This section presents a second case study that demonstrates the effectiveness of the concurrency model; it also shows the need for a higher level of abstraction than cycle-accurate simulations. The case study implements a parallel version of a sub-pixel accurate motion estimator using a 3D recursive search algorithm (3DRS). The case study was performed by a student during a master's project. The student started with an implementation of the 3DRS algorithm written in C. The first step involved separating the actual algorithm from the code that is needed to simulate the environment (e.g., read and write files to disk). This resulted in the computational network shown in Figure 11.a. The whole 3DRS algorithm is implemented as sequential code in a single compute node. The student then parallelized the algorithm by hand. This resulted in the computational network shown in Figure 11.b, which was considered optimal by the student. Analysis of the concurrency properties using CAST showed that the motion estimator, node *estimate*, is a bottleneck. A study of this node revealed that the motion estimator has to compute five sums-of-absolute differences (SADs) on the same data-set. These computations can be performed in parallel. The CAST analysis showed also that the dmx and block nodes should be integrated with the *estimate* node after extraction of the SADs. These changes were implemented by the student and led to the design shown in Figure 11.c. The concurrency measures for the three different solutions are shown in Figure 12. The measures indicate that the largest gain is achieved in the change from the manual solution to the solution found using CAST.

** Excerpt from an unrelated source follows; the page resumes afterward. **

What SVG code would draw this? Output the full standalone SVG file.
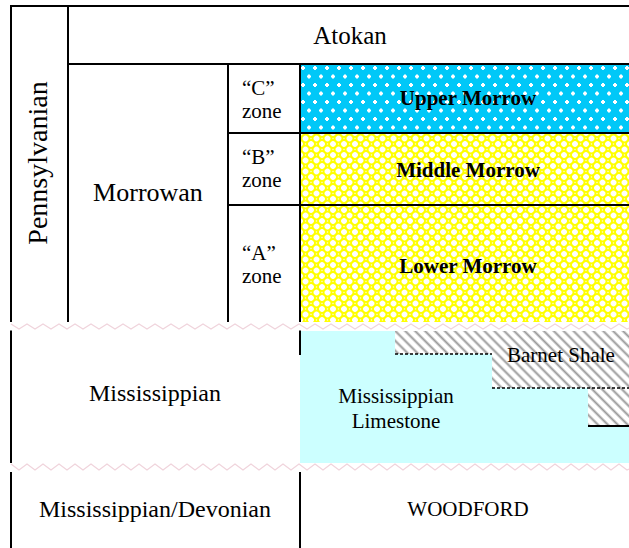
<svg xmlns="http://www.w3.org/2000/svg" width="629" height="548" viewBox="0 0 629 548">
<style>
text{font-family:"Liberation Serif","Times New Roman",serif;fill:#000}
.b{font-weight:bold}
.m{text-anchor:middle}
.ln{stroke:#000;stroke-width:2;fill:none}
.dash{stroke:#000;stroke-width:1.5;stroke-dasharray:3 2;fill:none}
.zig{stroke:#f0d4dc;stroke-width:1.2;fill:none}
</style>
<defs>
<pattern id="dots" patternUnits="userSpaceOnUse" width="12" height="17" x="300" y="64">
<rect width="12" height="17" fill="#00c8f8"/>
<g fill="#fff">
<rect x="1" y="3" width="4" height="2"/><rect x="2" y="2" width="2" height="4"/>
<rect x="7" y="11.5" width="4" height="2"/><rect x="8" y="10.5" width="2" height="4"/>
</g>
</pattern>
<pattern id="trellis" patternUnits="userSpaceOnUse" width="11" height="11" x="300" y="133">
<rect width="11" height="11" fill="#fff"/>
<g fill="none" stroke="#ffff00" stroke-width="2">
<circle cx="0" cy="0" r="4"/><circle cx="11" cy="0" r="4"/><circle cx="0" cy="11" r="4"/><circle cx="11" cy="11" r="4"/><circle cx="5.5" cy="5.5" r="4"/>
</g>
</pattern>
<pattern id="hatch" patternUnits="userSpaceOnUse" width="7" height="7" patternTransform="rotate(45)">
<rect width="7" height="7" fill="#fff"/>
<line x1="0" y1="3.5" x2="7" y2="3.5" stroke="#999" stroke-width="2"/>
</pattern>
</defs>

<g id="fills">
<rect x="300" y="64" width="329" height="69" fill="url(#dots)"/>
<rect x="300" y="133" width="329" height="189" fill="url(#trellis)"/>
<polygon points="300,331 395,331 395,354 492,354 492,388 588,388 588,426 629,426 629,463 300,463" fill="#ccffff"/>
<polygon points="395,331 629,331 629,426 588,426 588,388 492,388 492,354 395,354" fill="url(#hatch)"/>
</g>

<g id="connectors">
<line class="ln" x1="10" y1="6" x2="629" y2="6"/>
<line class="ln" x1="11" y1="5" x2="11" y2="548"/>
<line class="ln" x1="68" y1="6" x2="68" y2="322"/>
<line class="ln" x1="68" y1="64" x2="629" y2="64"/>
<line class="ln" x1="228" y1="64" x2="228" y2="322"/>
<line class="ln" x1="300" y1="64" x2="300" y2="322"/>
<line class="ln" x1="228" y1="133" x2="629" y2="133"/>
<line class="ln" x1="228" y1="205" x2="629" y2="205"/>
<line class="ln" x1="300" y1="330" x2="300" y2="355"/>
<line class="dash" x1="395" y1="354" x2="492" y2="354"/>
<line class="dash" x1="492" y1="388" x2="629" y2="388"/>
<line class="ln" x1="588" y1="426" x2="629" y2="426"/>
<line class="ln" x1="300" y1="472" x2="300" y2="548"/>
</g>

<g id="breaks">
<rect x="0" y="322" width="629" height="8.5" fill="#fff"/>
<polyline class="zig" points="11,324 19,329 27,324 35,329 43,324 51,329 59,324 67,329 75,324 83,329 91,324 99,329 107,324 115,329 123,324 131,329 139,324 147,329 155,324 163,329 171,324 179,329 187,324 195,329 203,324 211,329 219,324 227,329 235,324 243,329 251,324 259,329 267,324 275,329 283,324 291,329 299,324 307,329 315,324 323,329 331,324 339,329 347,324 355,329 363,324 371,329 379,324 387,329 395,324 403,329 411,324 419,329 427,324 435,329 443,324 451,329 459,324 467,329 475,324 483,329 491,324 499,329 507,324 515,329 523,324 531,329 539,324 547,329 555,324 563,329 571,324 579,329 587,324 595,329 603,324 611,329 619,324 627,329 629,328"/>
<rect x="0" y="463" width="629" height="9" fill="#fff"/>
<polyline class="zig" points="11,464 19,470 27,464 35,470 43,464 51,470 59,464 67,470 75,464 83,470 91,464 99,470 107,464 115,470 123,464 131,470 139,464 147,470 155,464 163,470 171,464 179,470 187,464 195,470 203,464 211,470 219,464 227,470 235,464 243,470 251,464 259,470 267,464 275,470 283,464 291,470 299,464 307,470 315,464 323,470 331,464 339,470 347,464 355,470 363,464 371,470 379,464 387,470 395,464 403,470 411,464 419,470 427,464 435,470 443,464 451,470 459,464 467,470 475,464 483,470 491,464 499,470 507,464 515,470 523,464 531,470 539,464 547,470 555,464 563,470 571,464 579,470 587,464 595,470 603,464 611,470 619,464 627,470 629,469"/>
</g>

<g id="pennsylvanian"><text class="m" font-size="28" transform="translate(47,163) rotate(-90)">Pennsylvanian</text></g>
<g id="atokan"><text class="m" x="350" y="44" font-size="25">Atokan</text></g>
<g id="morrowan"><text class="m" x="148" y="201" font-size="26">Morrowan</text></g>
<g id="zone-c"><text x="242" y="95" font-size="21">“C”</text><text x="242" y="118" font-size="21">zone</text></g>
<g id="zone-b"><text x="242" y="164" font-size="21">“B”</text><text x="242" y="187" font-size="21">zone</text></g>
<g id="zone-a"><text x="242" y="260" font-size="21">“A”</text><text x="242" y="283" font-size="21">zone</text></g>
<g id="upper-morrow"><text class="m b" x="468" y="105" font-size="21">Upper Morrow</text></g>
<g id="middle-morrow"><text class="m b" x="468" y="177" font-size="21">Middle Morrow</text></g>
<g id="lower-morrow"><text class="m b" x="468" y="273" font-size="21">Lower Morrow</text></g>
<g id="mississippian"><text class="m" x="155" y="401" font-size="24">Mississippian</text></g>
<g id="barnet-shale"><text class="m" x="561" y="362" font-size="21">Barnet Shale</text></g>
<g id="miss-limestone"><text class="m" x="396" y="403" font-size="21">Mississippian</text><text class="m" x="396" y="428" font-size="21">Limestone</text></g>
<g id="miss-devonian"><text class="m" x="155" y="517" font-size="24">Mississippian/Devonian</text></g>
<g id="woodford"><text class="m" x="468" y="516" font-size="21">WOODFORD</text></g>
</svg>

To evaluate the different designs we wanted to map them on a single tile of the CAKE multiprocessor architecture and measure the achieved speed-up of the various parallel implementations. This requires that after mapping the code onto the architecture, we simulate the whole system with a movie of which the motion is predicted. For this, we used a movie that contains a sequence of six frames. Simulating one design takes 4 hours on a single 1GHz Pentium III processor with 4GB of internal memory. The counters used in the cycle-accurate simulator of the CAKE architecture turned out to be too small to hold the actual cycle-count. This made it impossible to obtain, in this way, performance measures for our designs.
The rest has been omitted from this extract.